Immediately after the March 2004 SA conference voted to support Respect, the SWP and its friends shut down the SA at national level (in direct contradiction to the text of the March 2004 motion, which said the SA should continue alongside Respect). The office was closed, the SA's office worker resigned, no circulars or emails went out, no correspondence was dealt with, cheques sent in were not cashed, and the website was shut down.

Andy Newman, who moved the shutdown motion, is the secretary of a surviving SA branch, in Swindon, and will contest the 2005 general election on behalf of that SA branch. So far as I could tell from his speech - which centred on the idea (delusion, in my view) that the SA had missed a chance to grow quickly into a movement ten thousand strong because on the big anti-war marches in 2003 the SWP had mainly promoted SWP leaflets, papers, etc. rather than SA material - his idea is that it would just cause too much conflict to revive the SA.

Declan O'Neill and John Nicholson, despite having signed motions which would fall if Newman's motion passed, backed Newman. We must have "no recriminations"; we must be able to find ways to agree, they claimed. O'Neill said that we should look towards "regrouping in the autumn". How disbanding now is a step towards that, he did not say.

The blunt pro-shutdown case was left to Liam MacUaid of Socialist Resistance, who said that Respect, the Galloway/SWP electoral coalition, is becoming "the new mass party of the British working class", and defended it against O'Neill's complaint that Respect allows no serious internal debate.

Moving the motion to continue the Socialist Alliance, I said that the SA's 2001 general election campaign in 2001 had been a big step forward, both in presenting independent working-class socialist politics to a broader electorate than for decades, and in achieving more left unity than for decades. The socialist presence will be much weaker in the 2005 general election. We should fight to rebuild.
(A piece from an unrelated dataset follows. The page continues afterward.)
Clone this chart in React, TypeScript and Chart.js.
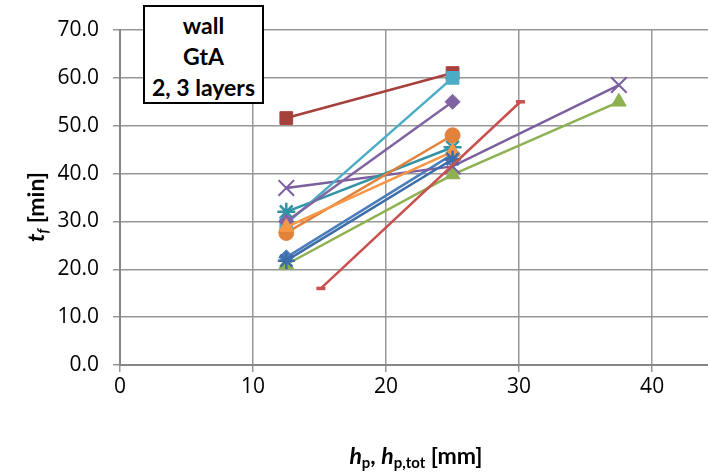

The SA can be rebuilt - to start with, around the Socialist Green Unity Coalition effort for the 2005 election. Those who no longer want to build a socialist alliance should step aside and let us continue, rather than shutting down what has been achieved so far.

Pete McLaren seconded the motion, and John Pearson and Dave Church also spoke for the motion.
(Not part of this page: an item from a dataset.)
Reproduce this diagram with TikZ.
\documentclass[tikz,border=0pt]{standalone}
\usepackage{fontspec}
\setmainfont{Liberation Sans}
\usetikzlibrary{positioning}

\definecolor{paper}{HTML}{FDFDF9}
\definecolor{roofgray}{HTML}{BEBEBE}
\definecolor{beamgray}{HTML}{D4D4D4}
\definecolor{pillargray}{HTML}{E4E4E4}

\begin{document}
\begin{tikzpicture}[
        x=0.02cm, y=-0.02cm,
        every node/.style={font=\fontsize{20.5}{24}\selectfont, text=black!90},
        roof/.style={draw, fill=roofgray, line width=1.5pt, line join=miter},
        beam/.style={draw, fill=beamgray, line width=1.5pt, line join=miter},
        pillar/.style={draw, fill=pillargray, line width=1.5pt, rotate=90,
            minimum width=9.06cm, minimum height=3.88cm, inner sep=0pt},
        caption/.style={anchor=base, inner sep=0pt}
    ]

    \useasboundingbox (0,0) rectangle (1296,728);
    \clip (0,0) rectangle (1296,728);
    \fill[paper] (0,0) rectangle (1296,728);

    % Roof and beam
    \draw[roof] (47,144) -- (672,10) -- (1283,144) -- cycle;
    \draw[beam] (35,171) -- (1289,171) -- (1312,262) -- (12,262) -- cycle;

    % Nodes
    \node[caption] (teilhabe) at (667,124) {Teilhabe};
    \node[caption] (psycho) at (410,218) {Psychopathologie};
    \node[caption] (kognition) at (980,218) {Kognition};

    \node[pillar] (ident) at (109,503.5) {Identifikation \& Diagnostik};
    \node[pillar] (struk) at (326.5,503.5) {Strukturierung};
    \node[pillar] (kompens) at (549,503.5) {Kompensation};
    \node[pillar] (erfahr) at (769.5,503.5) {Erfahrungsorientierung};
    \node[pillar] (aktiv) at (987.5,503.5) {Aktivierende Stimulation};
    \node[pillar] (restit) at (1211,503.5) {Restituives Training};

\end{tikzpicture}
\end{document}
Steve Freeman moved an amendment to Andy Newman's motion. The amendment was lost, and the motion was carried by 73 votes to 63 with two abstentions.

The only other motion debated - for the SA to repay the £3,300 owed to Walsall Democratic Labour Party from a loan made for the 2005 Euro-election campaign - was won by the "SA-ers", by 65 votes to 57 for the SWP and its friends.
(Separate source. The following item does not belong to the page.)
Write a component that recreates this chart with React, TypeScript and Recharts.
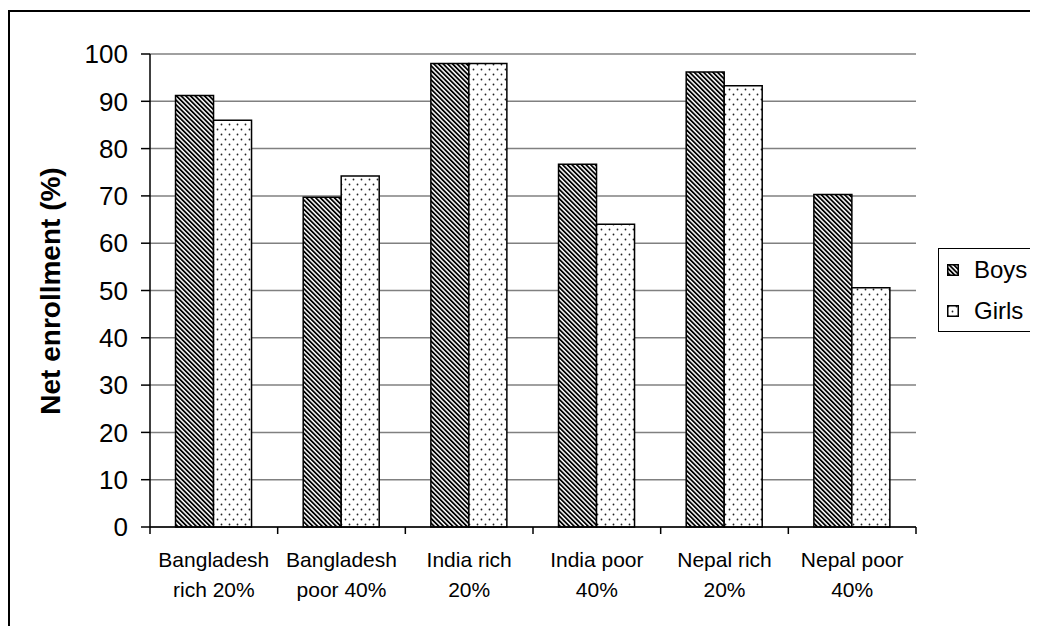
import { BarChart, Bar, XAxis, YAxis, CartesianGrid } from "recharts";

const categories = [
  "Bangladesh\nrich 20%",
  "Bangladesh\npoor 40%",
  "India rich\n20%",
  "India poor\n40%",
  "Nepal rich\n20%",
  "Nepal poor\n40%",
];
const boys = [91.2, 69.7, 98.0, 76.7, 96.2, 70.3];
const girls = [86.0, 74.2, 98.0, 64.0, 93.3, 50.6];
const yTicks = [0, 10, 20, 30, 40, 50, 60, 70, 80, 90, 100];
const series = [
  { key: "boys", label: "Boys", pattern: "boysPat" },
  { key: "girls", label: "Girls", pattern: "girlsPat" },
];

const data = categories.map((name, i) => ({ name, boys: boys[i], girls: girls[i] }));

const FONT = "'Liberation Sans', Arial, sans-serif";

function CategoryTick(props: any) {
  const { x, y, payload, index } = props;
  const half = payload && typeof payload.offset === "number" && payload.offset > 0 ? payload.offset : 766 / 12;
  const lines = String(payload.value).split("\n");
  return (
    <g>
      <line x1={x - half} x2={x - half} y1={y - 7} y2={y} stroke="#000" strokeWidth={1.5} />
      {index === categories.length - 1 && (
        <line x1={x + half} x2={x + half} y1={y - 7} y2={y} stroke="#000" strokeWidth={1.5} />
      )}
      {lines.map((t: string, i: number) => (
        <text key={i} x={x} y={y + 33 + i * 30} textAnchor="middle" fontSize={21} fontFamily={FONT} fill="#000">
          {t}
        </text>
      ))}
    </g>
  );
}

function Swatch({ id }: { id: string }) {
  return (
    <svg width={12} height={12} style={{ display: "block", flex: "none" }}>
      <rect x={0.75} y={0.75} width={10.5} height={10.5} fill={`url(#${id})`} stroke="#000" strokeWidth={1.5} />
    </svg>
  );
}

function LegendBox() {
  return (
    <div
      style={{
        position: "absolute",
        left: 930,
        top: 240,
        border: "1px solid #000",
        background: "#fff",
        width: 160,
        height: 82,
        fontFamily: FONT,
        fontSize: 24,
        color: "#000",
      }}
    >
      {series.map((it) => (
        <div key={it.label} style={{ height: 41, display: "flex", alignItems: "center", paddingLeft: 8 }}>
          <Swatch id={it.pattern} />
          <span style={{ marginLeft: 15 }}>{it.label}</span>
        </div>
      ))}
    </div>
  );
}

export default function App() {
  return (
    <div style={{ position: "relative", width: 1100, height: 640, background: "#fff" }}>
      <style>{"html, body { overflow: hidden; }"}</style>
      <div
        style={{
          position: "absolute",
          left: 0,
          top: 2,
          width: 1100,
          height: 700,
          borderTop: "2px solid #000",
          borderLeft: "2px solid #000",
        }}
      />
      <div style={{ position: "absolute", left: 0, top: 0 }}>
        <BarChart
          width={1100}
          height={640}
          data={data}
          margin={{ top: 46, right: 192, left: 0, bottom: 61 }}
          barCategoryGap="20%"
          barGap={0}
        >
          <defs>
            <pattern id="boysPat" width={3.3} height={3.3} patternUnits="userSpaceOnUse" patternTransform="rotate(-45)">
              <rect width={3.3} height={3.3} fill="#fff" />
              <rect width={1.8} height={3.3} fill="#000" />
            </pattern>
            <pattern id="girlsPat" width={8} height={10} patternUnits="userSpaceOnUse">
              <rect width={8} height={10} fill="#fff" />
              <circle cx={1.5} cy={1.5} r={0.9} fill="#222" />
              <circle cx={5.5} cy={6.5} r={0.9} fill="#222" />
            </pattern>
          </defs>
          <CartesianGrid vertical={false} stroke="#808080" strokeWidth={1.5} />
          <XAxis
            dataKey="name"
            height={60}
            tickLine={false}
            tickSize={7}
            tickMargin={0}
            axisLine={{ stroke: "#000", strokeWidth: 1.5 }}
            tick={<CategoryTick />}
            interval={0}
          />
          <YAxis
            width={142}
            domain={[0, 100]}
            ticks={yTicks}
            interval={0}
            tickSize={9}
            tickMargin={13}
            axisLine={{ stroke: "#000", strokeWidth: 1.5 }}
            tickLine={{ stroke: "#000", strokeWidth: 1.5 }}
            tick={{ fontSize: 26, fontFamily: FONT, fill: "#000" }}
            label={{
              content: () => (
                <text
                  x={42}
                  y={283}
                  transform="rotate(-90, 42, 283)"
                  textAnchor="middle"
                  dominantBaseline="central"
                  fontSize={28}
                  fontWeight="bold"
                  fontFamily={FONT}
                  fill="#000"
                >
                  Net enrollment (%)
                </text>
              ),
            }}
          />
          <YAxis
            yAxisId="frame"
            orientation="right"
            width={0}
            tick={false}
            tickLine={false}
            axisLine={{ stroke: "#808080", strokeWidth: 1.5 }}
          />
          {series.map((s) => (
            <Bar
              key={s.key}
              dataKey={s.key}
              name={s.label}
              fill={`url(#${s.pattern})`}
              stroke="#000"
              strokeWidth={1.5}
              isAnimationActive={false}
            />
          ))}
        </BarChart>
      </div>
      <LegendBox />
    </div>
  );
}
The SWP's original idea had been for the SA's remaining funds - reported at about £6,000 - to go to Respect. They withdrew in favour of Andy Newman's motion, which splits SA funds seven ways between AWL, CPGB, ISG, SADP, SSN, SWP, and SUN. The odds must be that the SWP will now discover large SA debts to the SWP printshop which mean that little or no SA funds are left free.

In a brief meeting of pro-SA people in the meeting hall after the formal end of the conference, Jean Kysow noted that many local SAs still have funds. It is important that those are used for socialist purposes rather than siphoned off to Respect.

The Socialist Alliance Democratic Platform has called a "unity conference" for 12 March in Birmingham. Some SADP people have grand ideas about this being the start of "a new workers' party", or at least a "campaign" for it. However, the real step towards left unity, and towards reconstructing an alliance of socialists, now available is the Socialist Green Unity Coalition.